Sarko et Sego : le jeu des bulles mimétiques
La polémique lancée par François Bayrou sur la surmédiatisation des deux candidats Sarko etSégo suscite de nombreux commentaires (cf. l’article de Carlo Revelli dans AgoraVox). La plupart du temps, on évoque les médias, dirigés et contrôlés par des puissances plus ou moins désignées, imposant leur volonté dans le monde politique en choisissant ceux sur qui il faut mettre l’éclairage, laissant les autres dans l’ombre. Cette description est certainement vraie mais elle est incomplète ; elle confère une intention délibérée dans la sur-médiatisation à laquelle nous assistons. Et si tout cela n’était pas si délibéré que cela ? Et si tout cela relevait d’un processus indépendant de toute volonté machiavélique ? Et si tout cela n’était que l’expression d’une fièvre mimétique chronique de nos sociétés médiatiques ? Une fièvre mimétique qui se développerait hors de toute intention, autogénérée par la machine médiatique elle-même ? Et si cette fièvre, focalisée aujourd’hui sur Sarko et Sego, se concentrait demain sur un autre ? Et pourquoi pas sur Bayrou lui-même ?
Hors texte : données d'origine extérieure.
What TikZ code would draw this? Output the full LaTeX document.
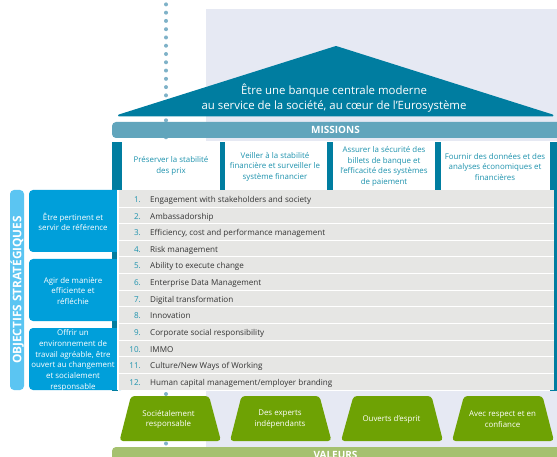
\documentclass[tikz,border=0pt]{standalone}
\usepackage{fontspec}
\setmainfont{Open Sans}
\definecolor{lav}{HTML}{E6E9F3}
\definecolor{teal1}{HTML}{007DA0}
\definecolor{teal2}{HTML}{61A5BC}
\definecolor{tealtxt}{HTML}{1F93AE}
\definecolor{dotc}{HTML}{7FB2C8}
\definecolor{blue1}{HTML}{009FDA}
\definecolor{blue2}{HTML}{5BC5F2}
\definecolor{rowc}{HTML}{E6E6E4}
\definecolor{green1}{HTML}{6EA204}
\definecolor{green2}{HTML}{A5C16F}
\tikzset{
  bartext/.style={font=\fontsize{10}{11}\selectfont\bfseries,text=white,inner sep=0pt},
  missiontext/.style={font=\fontsize{7.9}{10.5}\selectfont,text=tealtxt,align=center,inner sep=0pt},
  goaltext/.style={font=\fontsize{7.9}{10.7}\selectfont,text=white,align=center,inner sep=0pt},
  numtext/.style={font=\fontsize{8.1}{9}\selectfont,text=tealtxt,anchor=base east,inner sep=0pt},
  rowtext/.style={font=\fontsize{8.1}{9}\selectfont,text=black!80,anchor=base west,inner sep=0pt},
  valtext/.style={font=\fontsize{7.9}{10.8}\selectfont,text=white,align=center,inner sep=0pt},
  trap/.style={fill=green1,draw=none,rounded corners=3.5pt},
  pillar/.style={fill=teal1,draw=none},
  dotm/.style={fill=dotc,draw=none},
}
\begin{document}
\begin{tikzpicture}[x=1pt,y=-1pt]
\useasboundingbox (0,0) rectangle (557,457);
\clip (0,0) rectangle (557,457);
\fill[white] (0,0) rectangle (557,457);
% background
\fill[lav] (206,9) rectangle (557,141);
\fill[lav] (206,391) rectangle (557,450);
% dots
\foreach \i in {0,...,11} \fill[dotm] (166,{4.4+8.27*\i}) circle (2);
\foreach \yy in {120.3,137.3,394,443.5} \fill[dotm] (166,\yy) circle (2);
% roof
\fill[teal1,draw=teal1,line width=2pt,line join=round] (119,115.5) -- (336,47) -- (552.5,115.5) -- cycle;
\node[font=\fontsize{11.4}{15}\selectfont,text=white,align=center,inner sep=0pt] (vision) at (334,98) {Être une banque centrale moderne\\au service de la société, au cœur de l’Eurosystème};
% missions bar
\fill[teal2,rounded corners=4pt] (112,122) rectangle (570,138);
\node[bartext] (missions) at (335.5,130) {MISSIONS};
% pillars
\fill[pillar] (112,142) rectangle (122,190);
\fill[pillar] (220,142) rectangle (225,190);
\fill[pillar] (327,142) rectangle (333,190);
\fill[pillar] (435,142) rectangle (441,190);
\fill[pillar] (550,142) rectangle (557,391);
\fill[pillar] (112,190) rectangle (118,391);
% mission texts
\node[missiontext] (m1) at (171,165.7) {Préserver la stabilité\\des prix};
\node[missiontext] (m2) at (275,166.7) {Veiller à la stabilité\\financière et surveiller le\\système financier};
\node[missiontext] (m3) at (384,166.3) {Assurer la sécurité des\\billets de banque et\\l’efficacité des systèmes\\de paiement};
\node[missiontext] (m4) at (495,166.7) {Fournir des données et des\\analyses économiques et\\financières};
% side bar
\fill[blue2,rounded corners=4pt] (10,190) rectangle (24,390);
\node[font=\fontsize{11.8}{13}\selectfont\bfseries,text=white,rotate=90,inner sep=0pt] (obj) at (17,290) {OBJECTIFS STRATÉGIQUES};
% goals
\foreach \a/\b in {190/252,259/321,328/390}{
  \fill[blue1,rounded corners=4pt] (29,\a) rectangle (125,\b);
}
% rows
\fill[white] (117,190) rectangle (118.5,391);
\fill[rowc] (118.5,190.5) rectangle (554,390);
\foreach \i in {1,...,11} \fill[white] (118.5,{190.5+16.625*\i-0.5}) rectangle (554,{190.5+16.625*\i+0.5});
\fill[pillar] (112,252) rectangle (117,259);
\fill[pillar] (112,321) rectangle (117,328);
\fill[pillar] (112,390) rectangle (118,391);
\node[goaltext] (g1) at (73,222) {Être pertinent et\\servir de référence};
\node[goaltext] (g2) at (73,291) {Agir de manière\\efficiente et\\réfléchie};
\node[goaltext] (g3) at (73,360.3) {Offrir un\\environnement de\\travail agréable, être\\ouvert au changement\\et socialement\\responsable};
% rows text
\foreach \n/\t [count=\k from 0] in {1./{Engagement with stakeholders and society},2./{Ambassadorship},3./{Efficiency, cost and performance management},4./{Risk management},5./{Ability to execute change},6./{Enterprise Data Management},7./{Digital transformation},8./{Innovation},9./{Corporate social responsibility},10./{IMMO},11./{Culture/New Ways of Working},12./{Human capital management/employer branding}}{
  \node[numtext] (n\k) at (141,{202.4+16.63*\k}) {\n};
  \node[rowtext] (r\k) at (150,{202.4+16.63*\k}) {\t};
}
% values
\fill[trap] (131,396) -- (209,396) -- (221,441) -- (119.5,441) -- cycle;
\fill[trap] (241.5,396) -- (319.5,396) -- (331.5,441) -- (230,441) -- cycle;
\fill[trap] (353.5,396) -- (431.5,396) -- (443,441) -- (341,441) -- cycle;
\fill[trap] (464,396) -- (542.5,396) -- (554,441) -- (452,441) -- cycle;
\node[valtext] (v1) at (168.5,419.5) {Sociétalement\\responsable};
\node[valtext] (v2) at (280,419.5) {Des experts\\indépendants};
\node[valtext] (v3) at (391.5,419) {Ouverts d’esprit};
\node[valtext] (v4) at (502.5,419.5) {Avec respect et en\\confiance};
% valeurs bar
\fill[green2,rounded corners=4pt] (112,447) rectangle (570,470);
\node[bartext,anchor=base] (valeurs) at (335.5,458) {VALEURS};
\end{tikzpicture}
\end{document}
Rappelons que la fièvre mimétique, caractéristique de nos sociétés de grande confusion, atteint aussi bien les producteurs que les récepteurs d’information et se caractérise par une reproduction généralisée des informations, qui provoque un effet boule de neige et fonctionne comme une sorte d’auto-intoxication. Plus les médias parlent d’un sujet, plus ils se persuadent, collectivement, que ce sujet est indispensable, central, capital, et qu’il faut le couvrir encore davantage, en lui consacrant plus de temps, plus de moyens, plus de journalistes. Le public devient lui-même une grande caisse de résonance, répétant les informations reçues, en redemandant encore et les retransmettant aussi. Le processus mimétique fait émerger une objectivité, une extériorité, par la clôture sur soi d’un système d’acteurs qui s’imitent. Plus le nombre d’acteurs augmente, plus le processus acquiert de la vigueur. De ce fait, les informations les plus absurdes ou les personnalités les plus vides peuvent mobiliser une foule immense sur un objet parfaitement inattendu ; chacun trouve la preuve de la valeur de son choix dans le regard ou dans l’action de tous les autres.
La dynamique mimétique semble guidée par une fin qui lui préexiste ; elle est vécue comme telle de l’intérieur du système qui cherche toujours un deus ex machina. En réalité, c’est elle qui fait émerger sa propre fin ; elle acquiert une valeur d’évidence au fur et à mesure que se resserre l’étau de l’opinion collective. C’est ainsi que se créent des opinions ou des informations, générées par le processus d’imitation massive et réciproque opéré par les acteurs faisant partie du système. Cette dynamique mimétique est complètement close sur elle-même. Les attracteurs qu’elle engendre (les opinions ou les informations) n’ont aucun rapport d’adéquation avec une quelconque réalité extérieure. Ils traduisent simplement une correspondance entre des croyances a priori et des résultats a posteriori. Les attracteurs mimétiques sont des représentations auto réalisatrices.
Le phénomène mimétique a ainsi le pouvoir de générer des mondes absolument déconnectés du réel : à la fois ordonnés, stables, et totalement illusoires. Il a le pouvoir de générer des êtres d’images, qui seront peut-être demain président(e)s de la République.